Michaela Flint: Das klingt sehr nach Arbeiten unter hohem Druck. Gemeinhin verbinden viele mit dem Komponieren immer noch das romantische Bild der Muse, die den Komponisten küsst, so dass ihm über Nacht neue Melodien einfallen.

Paul Graham Brown: Tatsächlich ist das Schreiben von Songs sehr harte Arbeit. Es gibt diese Momente, da kommt einem plötzlich eine Melodie in den Kopf und daraus wird dann ein Lied für die Show. Aber meistens ist es andersherum.
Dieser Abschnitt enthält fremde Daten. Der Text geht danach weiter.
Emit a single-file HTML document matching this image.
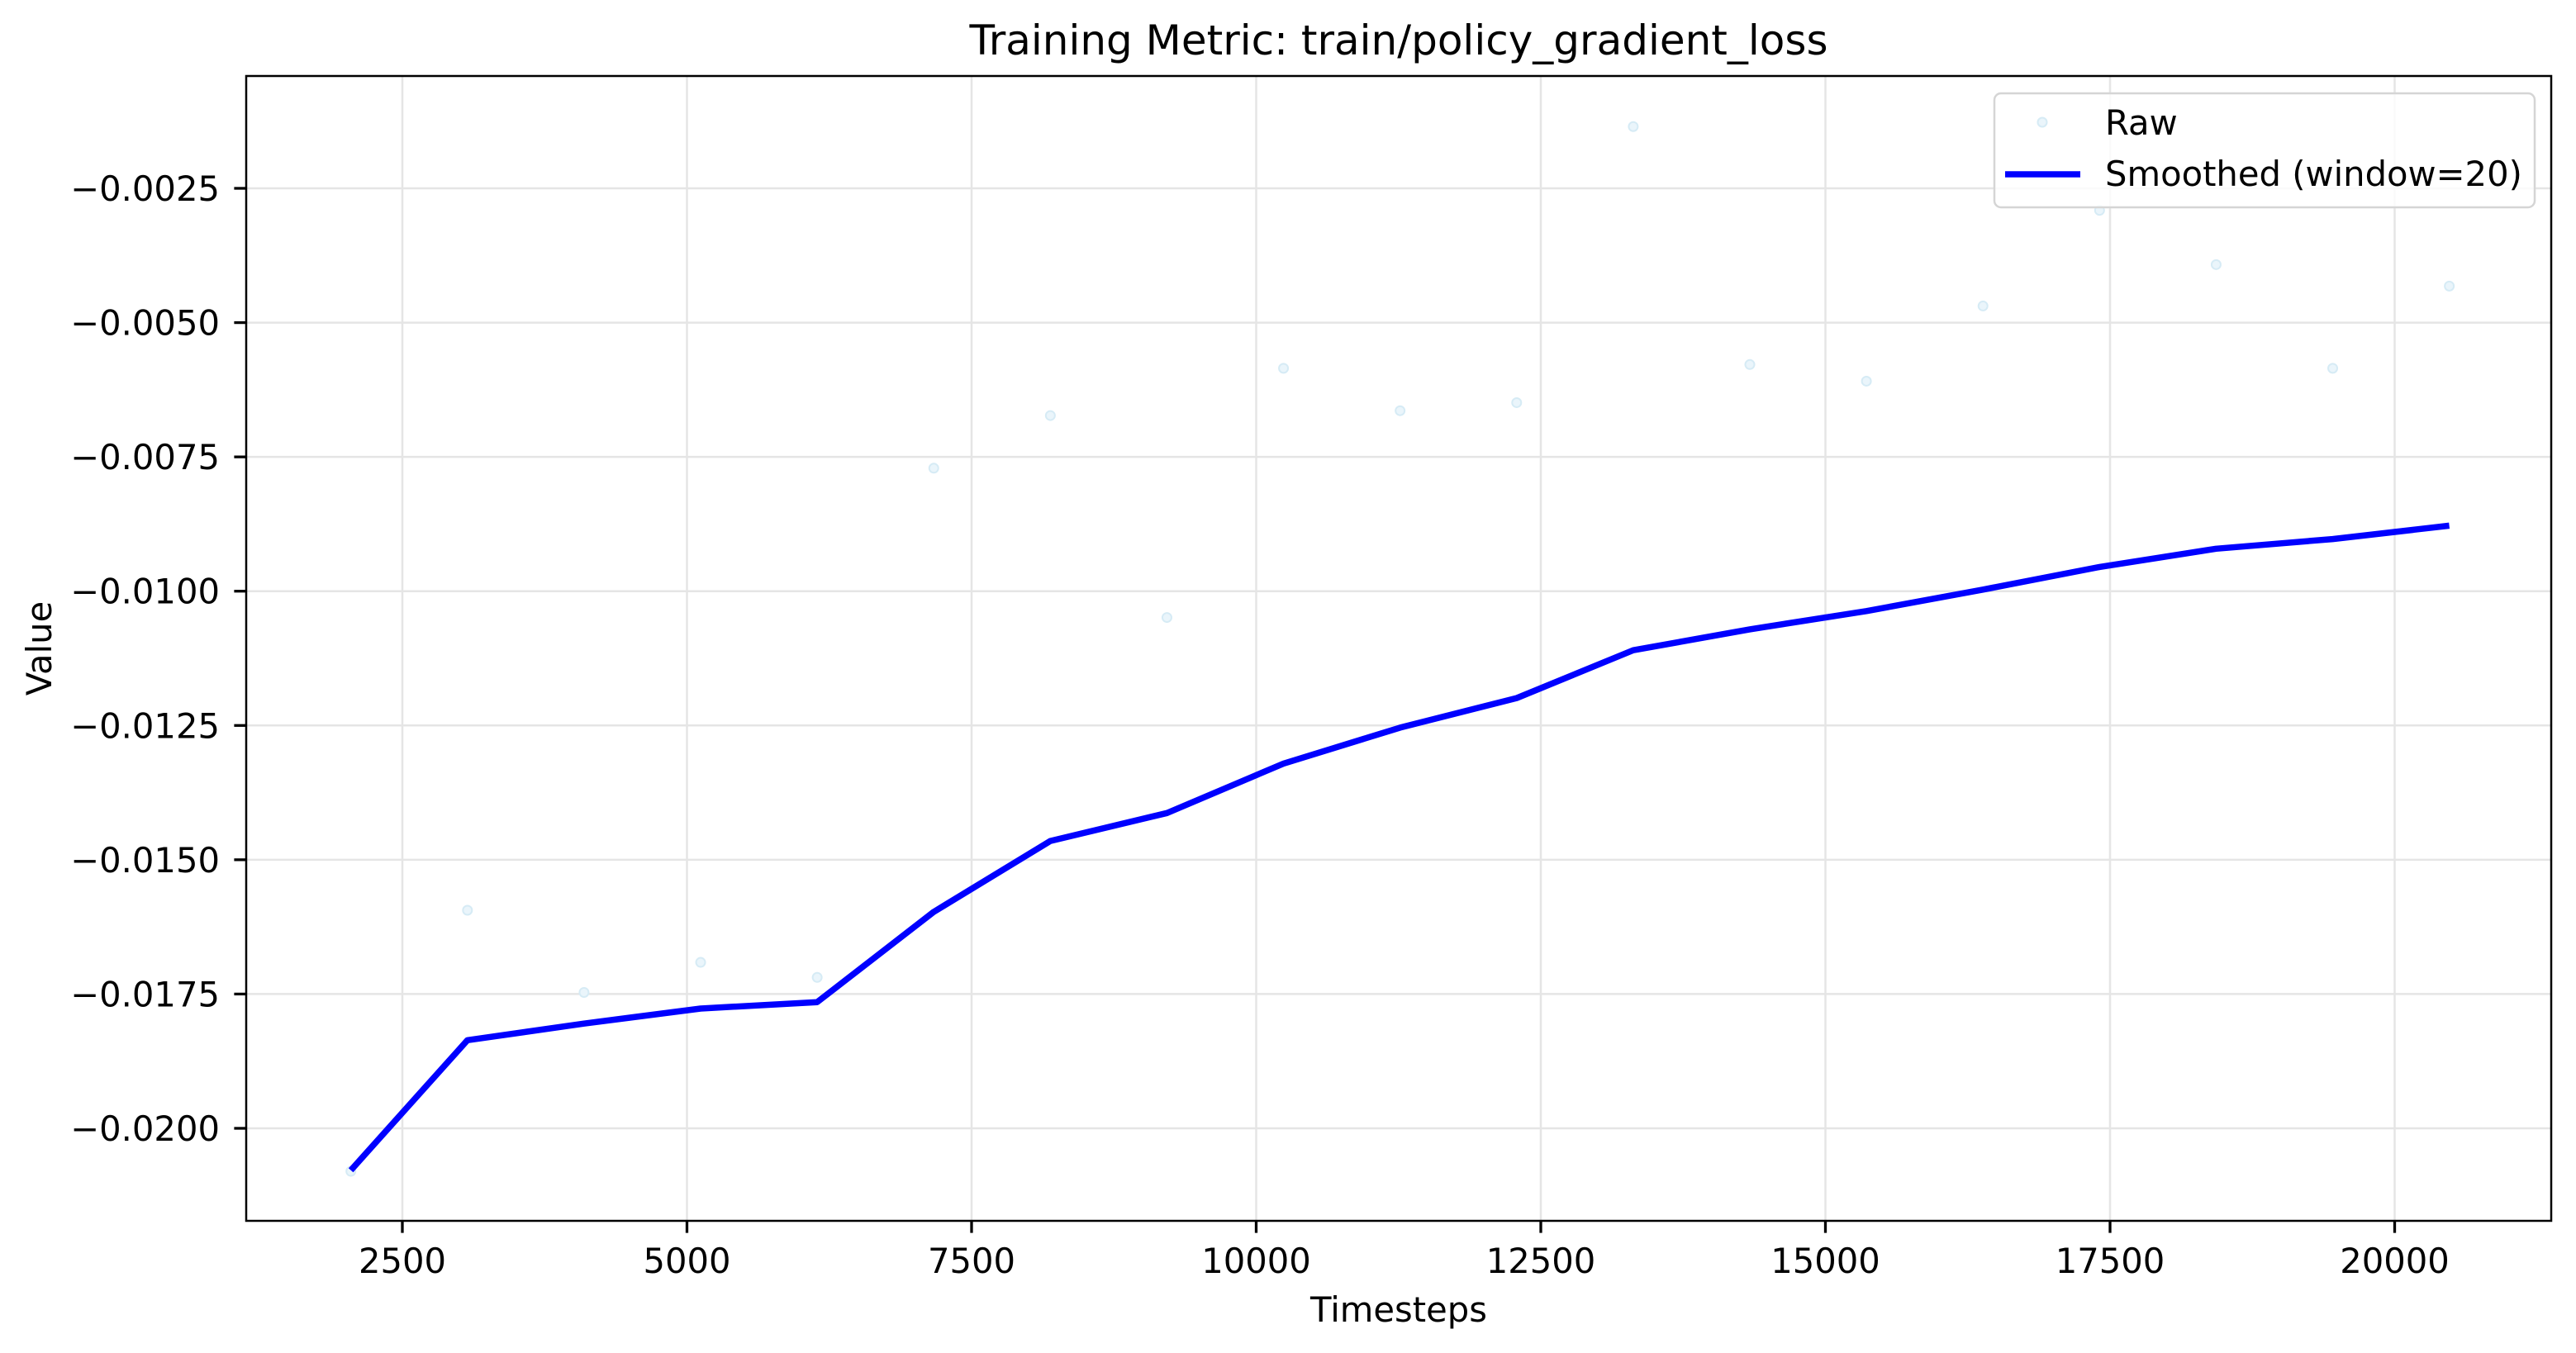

Man sitzt am Klavier und sucht nach den passenden musikalischen Themen für seine Helden auf der Bühne. Es muss nicht nur technisch perfekt sein, sondern auch 100 % auf das Bühnengeschehen passen. James und ich haben viel über alles diskutiert, damit der Song in der jeweiligen Situation exakt auf den entsprechenden Charakter und seine Gefühlswelt passt. Das Schreiben eines Musicals ist wirklich alles andere als leicht.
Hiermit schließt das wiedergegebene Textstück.